In modern times no other manager has come into this post with quite so much to prove. That made McClaren's position precarious from the start and he will rightly be toppled from it should England be absent from Euro 2008.

Only now do the public appreciate that the national team had been adept at qualifying campaigns since 1993.

"Many people said it's going to be a hard place to come," McClaren argued on Saturday night. "Apart from the first 20 minutes we've dominated and done everything we possibly could. Our final execution let us down."

From his viewpoint this should have been the type of grinding 1-0 away win that everyone accepts. "I've done that in Europe and international football," he said.

Breaking deadlocks, however, is the essence of management and England's substitutions came too late to have an impact. People such as Jose Mourinho thrive precisely because of that gift and McClaren, from the moment the FA anointed him, has struggled to show he possesses it.
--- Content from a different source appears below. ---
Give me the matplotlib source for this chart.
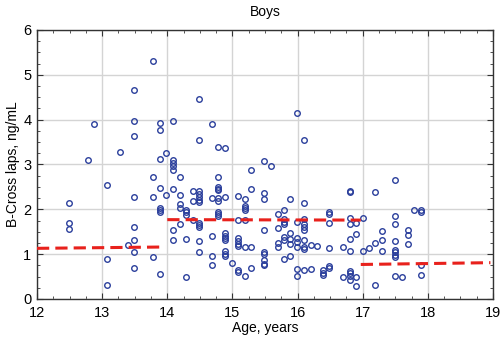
import matplotlib.pyplot as plt
from matplotlib.ticker import MultipleLocator

plt.rcParams['font.family'] = ['Liberation Sans', 'DejaVu Sans']

# scatter data: age (years) -> B-Cross laps (ng/mL)
columns = {
    12.49: [2.13, 1.70, 1.57],
    12.79: [3.10],
    12.88: [3.90],
    13.08: [2.54, 0.89, 0.31],
    13.27: [3.27],
    13.39: [1.21],
    13.49: [4.67, 3.96, 3.64, 2.27, 1.61, 1.32, 1.04, 0.70],
    13.78: [5.31, 2.71, 2.27, 0.93],
    13.89: [3.92, 3.76, 3.13, 2.47, 2.04, 1.99, 1.95, 0.55],
    13.98: [3.26, 2.33],
    14.09: [3.97, 3.11, 3.04, 2.96, 2.87, 2.45, 1.53, 1.32],
    14.19: [2.73, 2.33, 2.12, 2.03, 1.67],
    14.29: [1.98, 1.93, 1.87, 1.33, 0.50],
    14.39: [2.41, 2.19, 1.77],
    14.48: [4.46, 3.55, 2.41, 2.34, 2.27, 2.21, 2.16, 1.70, 1.64, 1.61, 1.30, 1.04],
    14.68: [3.91, 2.25, 1.41, 0.97, 0.76],
    14.78: [3.39, 2.71, 2.50, 2.45, 2.42, 2.25, 2.19, 1.94, 1.90, 1.85],
    14.89: [3.37, 2.27, 1.47, 1.41, 1.36, 1.31, 1.08, 1.01, 0.96],
    14.99: [0.81],
    15.08: [2.30, 1.76, 1.36, 1.30, 1.22, 1.18, 0.64, 0.60],
    15.19: [2.23, 2.08, 2.02, 1.98, 1.76, 1.16, 0.51],
    15.28: [2.87, 2.46, 1.16, 0.69],
    15.49: [3.08, 2.37, 2.24, 1.53, 1.05, 1.01, 0.87, 0.79, 0.76],
    15.59: [2.97],
    15.70: [1.90, 1.59, 1.25, 1.16],
    15.79: [1.99, 1.79, 1.72, 1.68, 1.38, 1.31, 0.90],
    15.89: [2.24, 1.47, 1.34, 1.22, 0.96],
    15.99: [4.14, 1.72, 1.35, 1.27, 1.16, 0.68, 0.51],
    16.10: [3.54, 2.14, 1.79, 1.68, 1.61, 1.53, 1.31, 1.16, 1.11, 0.64],
    16.20: [1.20, 0.67],
    16.30: [1.18],
    16.39: [0.64, 0.58, 0.53],
    16.49: [1.94, 1.90, 1.70, 1.13, 0.73, 0.70],
    16.70: [1.16, 0.50],
    16.80: [2.41, 2.38, 1.81, 1.68, 1.33, 1.07, 0.62, 0.57, 0.52, 0.42],
    16.90: [1.70, 1.46, 0.50, 0.30],
    17.00: [1.81, 1.07],
    17.10: [1.13],
    17.19: [2.38, 1.25, 0.31],
    17.29: [1.51, 1.31, 1.07],
    17.50: [2.66, 1.85, 1.68, 1.30, 1.09, 1.04, 0.99, 0.93, 0.51],
    17.60: [0.50],
    17.69: [1.53, 1.42, 1.22],
    17.79: [1.98],
    17.89: [1.98, 1.93, 0.76, 0.53],
}
age = [a for a, vals in columns.items() for _ in vals]
bcross = [v for vals in columns.values() for v in vals]

# group mean segments (red dashed)
seg_x = [(12.0, 13.97), (14.0, 16.97), (16.97, 18.96)]
seg_y = [(1.13, 1.16), (1.77, 1.76), (0.77, 0.81)]

fig = plt.figure(figsize=(5.02, 3.40), dpi=100)
ax = fig.add_axes([0.0737, 0.1206, 0.9084, 0.7912])

ax.grid(True, color='#d4d4d4', linewidth=1)
ax.set_axisbelow(True)

ax.plot(age, bcross, linestyle='none', marker='o', markersize=4,
        markerfacecolor='none', markeredgecolor='#2b3f9c', markeredgewidth=1, zorder=3)

for xs, ys in zip(seg_x, seg_y):
    ax.plot(xs, ys, color='#e8211c', linewidth=2.2, dashes=(4, 2), zorder=4)

ax.set_xlim(12, 19)
ax.set_ylim(0, 6)
ax.xaxis.set_major_locator(MultipleLocator(1))
ax.xaxis.set_minor_locator(MultipleLocator(0.25))
ax.yaxis.set_major_locator(MultipleLocator(1))
ax.yaxis.set_minor_locator(MultipleLocator(0.25))
ax.tick_params(which='both', direction='in', top=True, right=True, colors='#333333',
               labelcolor='black', labelsize=10.5)
ax.tick_params(which='major', length=4)
ax.tick_params(which='minor', length=2)
ax.tick_params(axis='x', which='major', pad=5)
ax.tick_params(axis='y', which='major', pad=4)
for s in ax.spines.values():
    s.set_color('#333333')
    s.set_linewidth(1)

ax.set_title('Boys', fontsize=10, pad=10)
ax.set_xlabel('Age, years', fontsize=10, labelpad=1)
ax.set_ylabel('B-Cross laps, ng/mL', fontsize=10, labelpad=2)

fig.savefig('out.png', dpi=100)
There was comparable powerlessness in the 0-0 draw at home to Macedonia.

England, at most, were worthy against Israel. The shortage of deft or imaginative passing meant that Andrew Johnson was regularly using his pace to chase after the ball in wider areas when he had dreamed of striding through the channels between centre-half and full-back.

Israel, in any case, were rugged in the heart of the defence. The excellent Tal Ben Haim settled accounts in full with Rooney after being part of the Bolton Wanderers line-up that had endured the Manchester United forward scoring twice against them the previous weekend.

Before flying out to Tel Aviv Gerrard sighed, only slightly in jest, at the thought that Rooney had used up all his impact against Ben Haim in the domestic arena. The players are as bemused as McClaren by all those qualities that are mislaid whenever they make the switch from club to country.

If there is no remedy in the short term, the pressure increases to hit upon a pragmatic way of coping with the immediate challenge. England have not been doing that. One does not have to dream of a recall for Sven-Goran Eriksson to wish for the sort of qualifier when the team would muddle to a win.

England opened competently on Saturday but the action drifted along and Israel, who had conceded four goals in their previous competitive fixture, were permitted to re-establish confidence.

This was rehabilitation for a side that some locals believe has deteriorated over the past couple of years. It was McClaren's reputation that sustained more damage.